- SWFX market sentiment is 55% bullish
- Trader pending orders are 64% to sell
- Pair opened Wednesday's session at 1.0616
- Economic events to watch over the next 24 hours: US core retail sales; US PPI; US retail sales; US Crude oil inventories; FOMC economic projections; FOMC statement; Federal funds rate; FOMC press conference
US import prices dropped markedly last month after two consecutive monthly gains, amid the lower cost of imported petroleum and stronger US Dollar. According to the US Department of Labor, import prices fell 0.3% in November, the biggest decline since February, following the previous month's downwardly revised gain of 0.4% and meeting analysts' expectations. On an annual basis, import prices decreased 0.1%, the smallest fall since July 2014, compared to October's drop of 0.3%. Last month's drop in import prices is unlikely to impact expectations that the Fed will raise rates at the end of its two-day policy meeting on Wednesday this week. The Greenback's surge and a plunge in oil prices between June 2014 and December 2015 dampened import price inflation.
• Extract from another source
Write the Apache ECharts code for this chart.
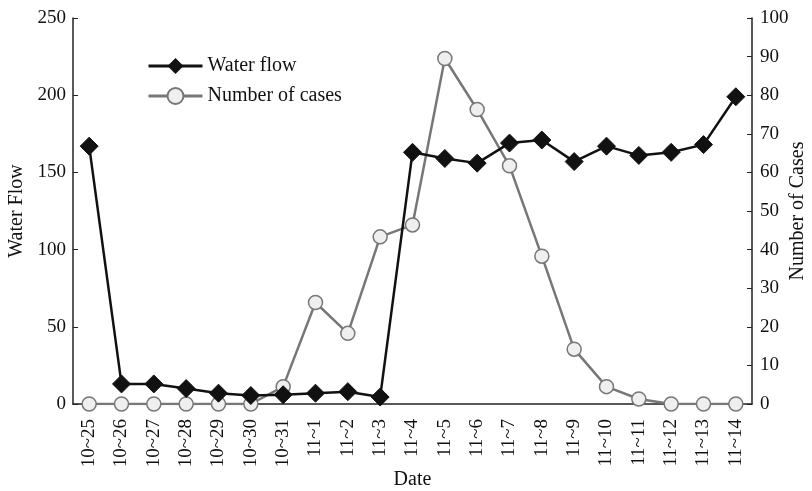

Imported petroleum prices declined 4.7% in November, the biggest drop since February, following the prior month's increase of 7.3% and offsetting a 10.6% rise in the price of imported natural gas. Excluding petroleum, import prices held steady last month, compared to October's 0.1% decline. The report also showed that export prices fell 0.1% in the same month, after climbing 0.2% in October. Yearover-year, they dropped 0.3% in November, the smallest decrease since August 2014, after dipping 1.0% on the same basis in October.
TThe Euro zone's employment growth slowed in the September quarter, official figures revealed on Tuesday. According to flash figures published by Eurostat, the number of employed persons climbed 0.2% in the Q3, down from the preceding quarter's gain of 0.4%, whereas economists expected an increase of 0.3%. However, there were 153.4 million employed in the region, the highest level since the Q4 of 2008. On a yearly basis, employment growth increased 1.2% in three months to September, following the prior quarter's 1.3% rise. Other data released on the same day showed German economic sentiment remained unchanged in December amid the looming banking crisis in Italy and upcoming elections in the Euro zone's largest economies The Mannheim-based ZEW Institute's Economic Sentiment Index came in at 13.8, unchanged from November, while market analysts anticipated a slight acceleration to 14.2. In addition, the figure was below its log-term average pf 24.0 points. Meanwhile, the Current Conditions Index advanced to 63.5 in December, indicating positive trends within the German economy, whereas markets expected the Index to hold steady at 58.8 in the reported month.
Upcoming fundamental releases: US retail sales; US PPI; US Crude oil inventories; FOMC statement; Federal funds rate
With a multitude of high impact fundamental data being released on Wednesday, markets are bound to be shaken up by surprise reactions, which could cause both false and credible breakouts of levels of significance. 13:30 GMT will bring US core retail sales, US retail sales and month on month PPI, while crude oil inventories come out at 15:30 GMT. Another time that is bound to bring uncertainty will be 19:00 GMT, when the Federal Funds rate, accompanied by the FOMC statement and projections and released and concluded with a press conference at 19:30 GMT.
EUR/USD distracted from downwave
Daily Chart: As expected, EUR/USD posted a red candle and created a long legged candle amid volatile intra-day movements. The pair opened Wednesday's session on a bullish note, testing the weekly Pivot Point at 1.0646. Considering the bearish nature of the current motion towards the bottom trend-line of the two-month channel, therefore we would expect the gains to be cut sometime soon in order to maintain the intended track. The next resistance lies at 1.0679 and support – at 1.0564, and based on the channel still being intact, we would expect a red candle today.Daily chart
Hourly chart: The hourly chart shows a volatile but ranging market with a demand zone at 1.0605 and resistance at 1.0643, which has recently let the pair overstep it to possibly extend a surge. It now appears that the pair might be once again launching an attack at the upper trend-line of the channel. On the other hand, a rising wedge has been sketched, meaning that the uptrend might later reverse. It, however, appears that the 55 and 100-hour SMAs are about cross over, signalling bulls to enter the market.
Hourly chart
Sentiment remains bullish
SWFX traders slightly upped their bullish sentiment to show 55% of all positions being long, compared to 54% on Tuesday. Pending orders, however, entered deeper pessimism with 64% (+1%) of commands being to sell the pair.
OANDA traders improved their bullish outlook, as 57.81% of open EUR/USD positions were long on Wednesday morning, compared to 64.53 % % on Tuesday. However, SAXO Bank clients have entered a slightly pessimistic territory with 45.97% of all positions being bought, compared to 48.78% on the previous trading session.